Data shown:
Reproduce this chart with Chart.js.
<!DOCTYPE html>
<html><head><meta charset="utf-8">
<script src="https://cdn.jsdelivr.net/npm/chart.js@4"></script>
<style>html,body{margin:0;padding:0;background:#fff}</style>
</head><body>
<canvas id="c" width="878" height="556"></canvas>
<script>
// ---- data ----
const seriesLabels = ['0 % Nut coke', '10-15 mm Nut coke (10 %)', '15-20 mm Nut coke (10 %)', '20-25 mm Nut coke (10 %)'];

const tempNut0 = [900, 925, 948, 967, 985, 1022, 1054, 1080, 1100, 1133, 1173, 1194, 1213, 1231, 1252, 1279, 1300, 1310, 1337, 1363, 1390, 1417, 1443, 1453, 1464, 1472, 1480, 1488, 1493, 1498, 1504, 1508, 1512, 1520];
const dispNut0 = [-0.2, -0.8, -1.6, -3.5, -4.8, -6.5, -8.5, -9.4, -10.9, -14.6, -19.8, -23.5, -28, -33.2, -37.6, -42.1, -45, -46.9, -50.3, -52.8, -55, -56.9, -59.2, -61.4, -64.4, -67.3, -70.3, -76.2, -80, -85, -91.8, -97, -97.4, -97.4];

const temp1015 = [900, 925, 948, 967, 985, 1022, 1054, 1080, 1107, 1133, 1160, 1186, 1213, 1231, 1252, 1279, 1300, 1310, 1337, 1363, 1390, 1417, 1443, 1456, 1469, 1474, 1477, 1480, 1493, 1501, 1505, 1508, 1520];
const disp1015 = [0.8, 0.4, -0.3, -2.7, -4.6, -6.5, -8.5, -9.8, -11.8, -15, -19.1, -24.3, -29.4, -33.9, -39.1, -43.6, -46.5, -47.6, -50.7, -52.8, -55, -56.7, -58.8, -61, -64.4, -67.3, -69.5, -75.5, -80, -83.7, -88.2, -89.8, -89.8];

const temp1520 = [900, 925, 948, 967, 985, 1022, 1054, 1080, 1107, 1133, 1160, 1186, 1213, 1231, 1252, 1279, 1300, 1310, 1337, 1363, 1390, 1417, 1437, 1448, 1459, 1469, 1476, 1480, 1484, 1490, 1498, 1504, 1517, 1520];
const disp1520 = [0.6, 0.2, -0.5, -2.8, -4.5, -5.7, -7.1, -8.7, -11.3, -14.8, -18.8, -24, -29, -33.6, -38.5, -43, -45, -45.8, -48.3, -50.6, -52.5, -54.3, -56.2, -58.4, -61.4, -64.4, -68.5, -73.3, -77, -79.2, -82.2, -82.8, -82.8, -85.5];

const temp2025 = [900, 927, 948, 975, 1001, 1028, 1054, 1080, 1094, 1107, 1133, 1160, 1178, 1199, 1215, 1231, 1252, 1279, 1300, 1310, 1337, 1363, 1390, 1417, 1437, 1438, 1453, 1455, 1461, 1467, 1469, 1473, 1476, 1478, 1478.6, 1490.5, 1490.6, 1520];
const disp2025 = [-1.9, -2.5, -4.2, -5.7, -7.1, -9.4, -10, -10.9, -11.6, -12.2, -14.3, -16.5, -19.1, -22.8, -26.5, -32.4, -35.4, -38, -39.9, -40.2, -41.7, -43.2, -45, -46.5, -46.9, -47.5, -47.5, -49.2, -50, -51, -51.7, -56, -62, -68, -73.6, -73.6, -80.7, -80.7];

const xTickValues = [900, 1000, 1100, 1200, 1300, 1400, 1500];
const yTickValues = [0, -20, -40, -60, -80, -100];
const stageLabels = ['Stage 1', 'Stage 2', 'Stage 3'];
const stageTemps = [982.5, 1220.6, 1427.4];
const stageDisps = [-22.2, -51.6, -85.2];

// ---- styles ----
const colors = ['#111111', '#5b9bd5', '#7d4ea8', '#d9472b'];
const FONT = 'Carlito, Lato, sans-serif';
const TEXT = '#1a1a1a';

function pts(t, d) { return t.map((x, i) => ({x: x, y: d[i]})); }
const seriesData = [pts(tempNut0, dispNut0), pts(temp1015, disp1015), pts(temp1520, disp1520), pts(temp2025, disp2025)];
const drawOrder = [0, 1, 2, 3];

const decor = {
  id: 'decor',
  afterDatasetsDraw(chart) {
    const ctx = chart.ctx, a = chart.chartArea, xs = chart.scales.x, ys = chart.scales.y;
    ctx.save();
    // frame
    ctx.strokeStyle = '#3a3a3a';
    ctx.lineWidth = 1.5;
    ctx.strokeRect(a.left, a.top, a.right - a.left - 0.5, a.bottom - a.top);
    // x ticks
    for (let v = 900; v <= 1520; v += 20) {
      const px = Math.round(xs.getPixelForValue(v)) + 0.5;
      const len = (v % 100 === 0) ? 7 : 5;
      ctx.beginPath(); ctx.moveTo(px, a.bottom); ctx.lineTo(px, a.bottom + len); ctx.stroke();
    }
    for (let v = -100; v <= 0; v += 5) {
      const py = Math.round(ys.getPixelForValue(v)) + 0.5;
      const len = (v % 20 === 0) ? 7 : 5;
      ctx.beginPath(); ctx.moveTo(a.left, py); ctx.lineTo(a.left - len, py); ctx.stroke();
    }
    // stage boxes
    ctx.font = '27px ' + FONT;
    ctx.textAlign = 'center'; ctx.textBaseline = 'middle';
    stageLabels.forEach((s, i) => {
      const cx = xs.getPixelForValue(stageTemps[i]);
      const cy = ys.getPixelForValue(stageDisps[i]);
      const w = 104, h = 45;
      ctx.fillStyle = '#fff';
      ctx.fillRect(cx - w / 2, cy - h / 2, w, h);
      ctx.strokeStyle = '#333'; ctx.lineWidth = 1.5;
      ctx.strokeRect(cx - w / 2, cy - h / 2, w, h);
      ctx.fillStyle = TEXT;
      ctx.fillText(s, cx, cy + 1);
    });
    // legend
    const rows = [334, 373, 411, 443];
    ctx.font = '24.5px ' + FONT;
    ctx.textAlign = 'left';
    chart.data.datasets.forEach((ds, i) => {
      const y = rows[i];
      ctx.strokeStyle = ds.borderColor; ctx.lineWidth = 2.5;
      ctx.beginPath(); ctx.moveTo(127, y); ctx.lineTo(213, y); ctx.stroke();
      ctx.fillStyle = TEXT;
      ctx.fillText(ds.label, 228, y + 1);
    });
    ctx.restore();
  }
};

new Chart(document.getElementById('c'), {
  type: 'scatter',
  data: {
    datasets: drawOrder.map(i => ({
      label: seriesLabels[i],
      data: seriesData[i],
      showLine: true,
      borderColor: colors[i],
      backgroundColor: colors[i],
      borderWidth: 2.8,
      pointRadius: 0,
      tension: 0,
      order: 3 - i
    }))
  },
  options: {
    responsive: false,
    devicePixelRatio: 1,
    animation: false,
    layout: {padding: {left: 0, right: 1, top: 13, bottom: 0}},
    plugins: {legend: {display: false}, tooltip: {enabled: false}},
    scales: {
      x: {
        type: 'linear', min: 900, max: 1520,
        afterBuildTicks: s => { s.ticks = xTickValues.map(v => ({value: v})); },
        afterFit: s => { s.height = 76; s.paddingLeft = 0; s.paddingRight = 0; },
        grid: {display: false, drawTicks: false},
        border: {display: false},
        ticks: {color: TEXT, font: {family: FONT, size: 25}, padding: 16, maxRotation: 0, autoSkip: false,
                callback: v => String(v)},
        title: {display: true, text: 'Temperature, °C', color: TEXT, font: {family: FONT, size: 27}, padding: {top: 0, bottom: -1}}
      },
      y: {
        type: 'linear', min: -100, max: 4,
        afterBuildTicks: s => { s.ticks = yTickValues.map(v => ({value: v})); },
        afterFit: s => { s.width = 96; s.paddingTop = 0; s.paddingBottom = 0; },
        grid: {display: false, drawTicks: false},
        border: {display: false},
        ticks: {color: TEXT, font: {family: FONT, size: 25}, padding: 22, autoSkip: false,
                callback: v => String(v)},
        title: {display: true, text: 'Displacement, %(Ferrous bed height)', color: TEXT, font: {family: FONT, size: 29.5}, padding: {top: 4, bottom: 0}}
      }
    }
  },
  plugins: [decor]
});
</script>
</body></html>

Work to do: Return exactly the leading lines of the listing, stopping after the line in which "const seriesLabels = ['0" occurs.

Answer to the problem:
Reproduce this chart with Chart.js.
<!DOCTYPE html>
<html><head><meta charset="utf-8">
<script src="https://cdn.jsdelivr.net/npm/chart.js@4"></script>
<style>html,body{margin:0;padding:0;background:#fff}</style>
</head><body>
<canvas id="c" width="878" height="556"></canvas>
<script>
// ---- data ----
const seriesLabels = ['0 % Nut coke', '10-15 mm Nut coke (10 %)', '15-20 mm Nut coke (10 %)', '20-25 mm Nut coke (10 %)'];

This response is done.